Ms Ussher said she would also quit as an MP for family reasons
Treasury minister Kitty Ussher has quit the government after questions were raised about her tax affairs.
Ms Ussher took the step amid reports she changed the designation of her Burnley home shortly before selling it in 2007, avoiding capital gains tax.
Ms Ussher denied she did anything wrong and said she was stepping aside to prevent embarrassing the government.
The move comes on the eve of the publication of all MPs' expenses on the Parliament website.
It also follows criticism by outgoing Commons Speaker Michael Martin of Parliament's failure to get to grips with expenses reform last year.
Ms Ussher, Exchequer Secretary and MP for Burnley, resigned after speaking to Chancellor Alistair Darling and Prime Minister Gordon Brown on Wednesday.
She was immediately replaced at the Treasury by Communities Minister Sarah McCarthy-Fry.
Ms Ussher, who has two young children, said she would also stand down from Parliament at the next election, citing family reasons.
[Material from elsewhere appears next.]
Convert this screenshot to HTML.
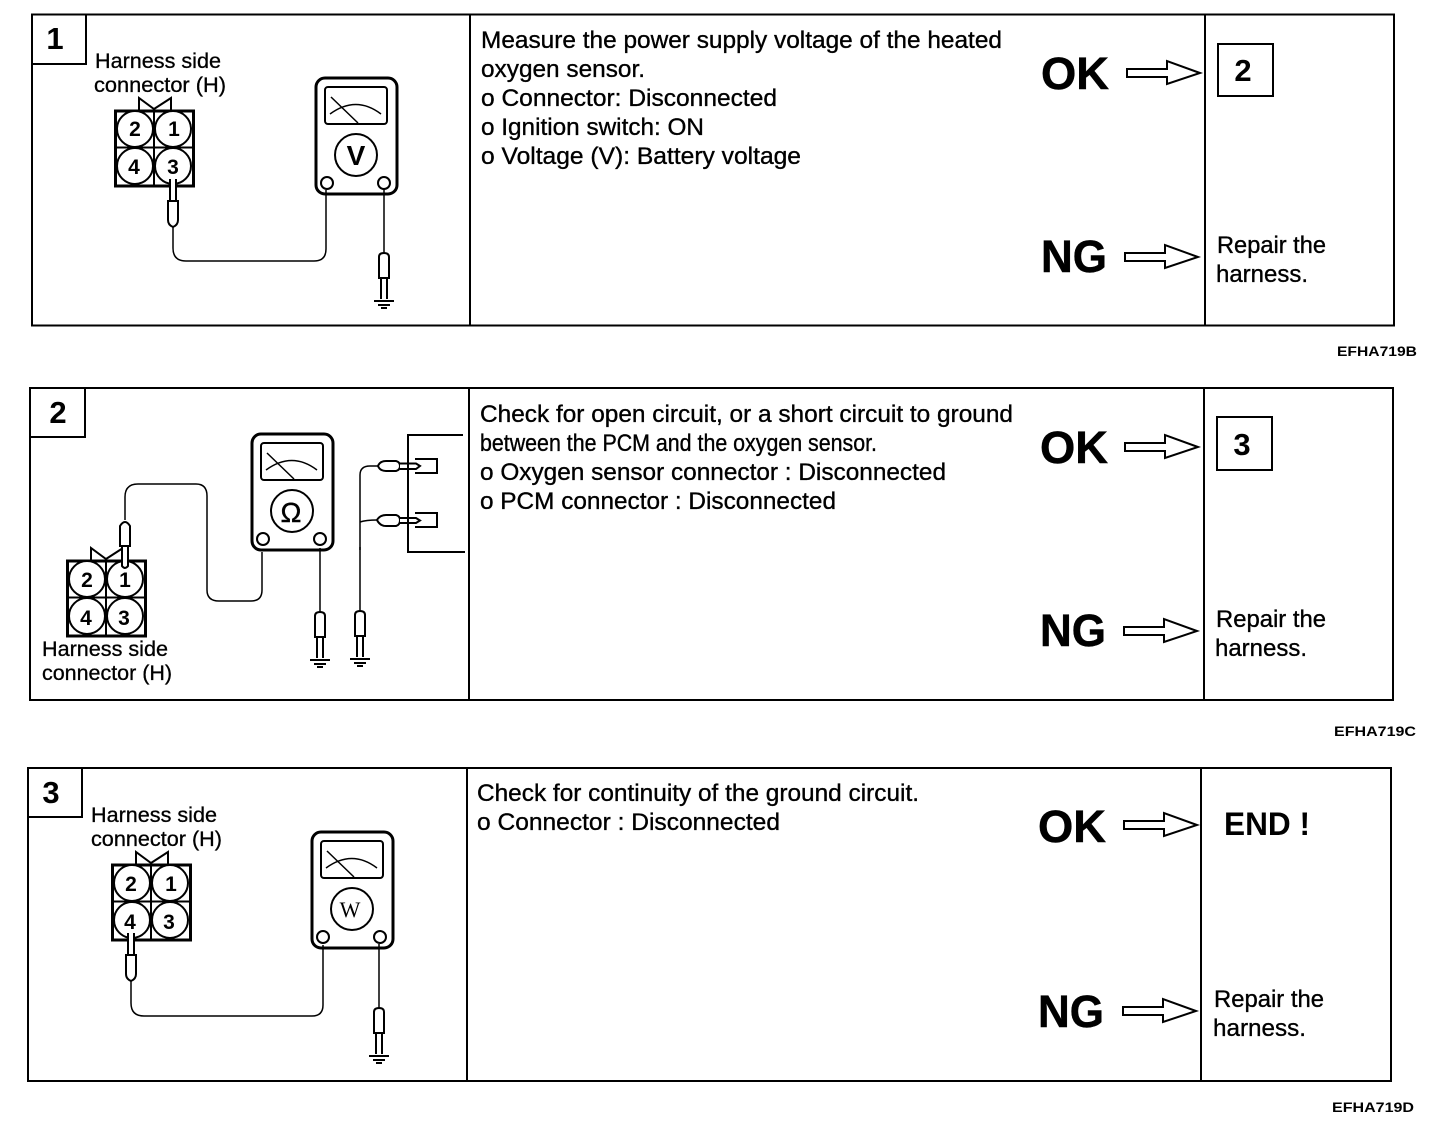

The BBC's Political Editor Nick Robinson said one of Labour's rising stars had become the latest victim of the expenses saga - demonstrating that the issue was still haunting Westminster.
Ms Ussher was one of the MPs whose second home expenses claims were investigated by the Daily Telegraph.
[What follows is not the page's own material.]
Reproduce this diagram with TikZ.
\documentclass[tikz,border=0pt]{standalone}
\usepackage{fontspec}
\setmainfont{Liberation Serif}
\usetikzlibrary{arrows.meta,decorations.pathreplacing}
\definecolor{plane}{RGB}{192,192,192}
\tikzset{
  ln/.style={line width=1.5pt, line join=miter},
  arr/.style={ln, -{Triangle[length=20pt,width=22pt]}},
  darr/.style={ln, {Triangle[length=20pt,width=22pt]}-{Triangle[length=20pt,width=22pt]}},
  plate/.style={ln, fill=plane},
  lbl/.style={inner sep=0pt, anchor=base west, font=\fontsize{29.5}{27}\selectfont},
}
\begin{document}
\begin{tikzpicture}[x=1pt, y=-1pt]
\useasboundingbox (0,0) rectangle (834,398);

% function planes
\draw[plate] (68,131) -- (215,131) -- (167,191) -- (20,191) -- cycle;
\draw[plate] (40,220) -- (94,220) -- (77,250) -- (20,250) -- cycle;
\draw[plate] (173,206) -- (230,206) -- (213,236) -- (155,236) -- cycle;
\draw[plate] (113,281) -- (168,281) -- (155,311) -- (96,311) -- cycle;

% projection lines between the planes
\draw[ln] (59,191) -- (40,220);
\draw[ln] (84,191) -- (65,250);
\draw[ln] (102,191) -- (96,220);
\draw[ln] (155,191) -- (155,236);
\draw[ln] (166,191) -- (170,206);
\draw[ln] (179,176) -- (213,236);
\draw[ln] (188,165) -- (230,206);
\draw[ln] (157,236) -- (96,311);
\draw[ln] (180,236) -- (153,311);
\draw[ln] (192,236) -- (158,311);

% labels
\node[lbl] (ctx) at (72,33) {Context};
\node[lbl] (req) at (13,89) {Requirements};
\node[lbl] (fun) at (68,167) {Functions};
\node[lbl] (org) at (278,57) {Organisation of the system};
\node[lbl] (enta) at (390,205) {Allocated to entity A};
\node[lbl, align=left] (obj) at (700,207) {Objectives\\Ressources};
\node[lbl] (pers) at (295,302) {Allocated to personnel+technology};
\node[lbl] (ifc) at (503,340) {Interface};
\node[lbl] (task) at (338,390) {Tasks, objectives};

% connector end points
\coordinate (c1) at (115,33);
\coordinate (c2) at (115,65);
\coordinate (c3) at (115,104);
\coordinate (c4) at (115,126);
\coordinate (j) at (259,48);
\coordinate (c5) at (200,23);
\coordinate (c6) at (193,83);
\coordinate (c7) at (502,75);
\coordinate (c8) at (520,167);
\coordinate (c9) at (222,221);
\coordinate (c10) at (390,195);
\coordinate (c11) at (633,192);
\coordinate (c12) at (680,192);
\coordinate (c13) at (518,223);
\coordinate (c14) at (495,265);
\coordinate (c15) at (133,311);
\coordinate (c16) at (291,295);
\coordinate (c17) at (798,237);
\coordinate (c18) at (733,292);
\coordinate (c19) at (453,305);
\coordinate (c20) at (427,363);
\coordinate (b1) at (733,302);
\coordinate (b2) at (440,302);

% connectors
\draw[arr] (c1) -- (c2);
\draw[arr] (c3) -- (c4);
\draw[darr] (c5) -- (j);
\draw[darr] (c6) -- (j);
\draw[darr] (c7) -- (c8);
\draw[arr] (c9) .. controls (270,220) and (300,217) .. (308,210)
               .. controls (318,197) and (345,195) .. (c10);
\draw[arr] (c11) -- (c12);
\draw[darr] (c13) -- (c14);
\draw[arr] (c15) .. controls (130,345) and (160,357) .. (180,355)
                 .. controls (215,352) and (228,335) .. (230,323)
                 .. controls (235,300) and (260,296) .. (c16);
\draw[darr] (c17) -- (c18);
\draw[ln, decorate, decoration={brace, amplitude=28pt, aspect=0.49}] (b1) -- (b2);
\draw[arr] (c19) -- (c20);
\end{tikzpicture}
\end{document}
However, her resignation relates to separate allegations about the sale of a property in 2007 on which it is reported she did not pay capital gains tax.
Under tax laws, people with more than one property are liable for capital gains tax on the sale of their second home, but must inform Revenue and Customs which this is.
'Within the rules'
It is reported Ms Ussher re-designated her home in Burnley as her principal residence for tax purposes a month before selling it, having previously nominated her London flat in this regard.
The BBC understands the MP's accountants explicitly told her she could avoid capital gains tax if she followed a certain course of action and this letter is on her expenses file at the House of Commons.
As a result, it is alleged she and her husband saved a figure estimated to be between £9,750 and £16,800.
Our correspondent said the move would have been highly controversial for any minister but was particularly damaging as Ms Ussher worked in the Treasury.
Several Labour MPs, including former Cabinet ministers Hazel Blears, Geoff Hoon and James Purnell, have faced questions over their tax liabilities on home sales.
All insisted they acted within the rules which allow MPs to nominate the same property as their principal residence for tax purposes and their second home for expenses.
Despite voluntarily repaying more than £13,000 to the tax authorities, Hazel Blears' behaviour was condemned as "totally unacceptable" by Gordon Brown.
In her resignation letter, Ms Ussher said her actions were in line with guidance from Revenue and Customs, the Commons authorities and the firm of accountants which she had consulted.
"It is with the greatest regret I have decided to resign from the government," she said.
"After careful consideration I arrived at this decision because I do not want to cause you or the government any embarrassment."
She added: "I did not do anything wrong....Neither have I abused the allowance system of the House of Commons in any way."
Ms Ussher added that she had decided some time ago to leave Parliament at the next election since being an MP was not congenial to raising a family.
"There is no other reason for the decision," she added.
Senior Labour backbencher John McFall, chair of the Treasury Select Committee, described Ms Ussher's departure as "disappointing".
Ms Ussher was only elected to Parliament in 2005 but rose quickly through the ranks, serving as City Minister and in the Work and Pensions Department before getting her most recent role in the reshuffle earlier this month.
Her resignation is the latest in a string of departures of ministers whose expenses have been criticised including Ms Blears and former Home Secretary Jacqui Smith.
Five Labour MPs have been banned by the party from standing at the next election due to questionable claims while a number of Tory MPs have been forced to stand down at the next election because of their conduct.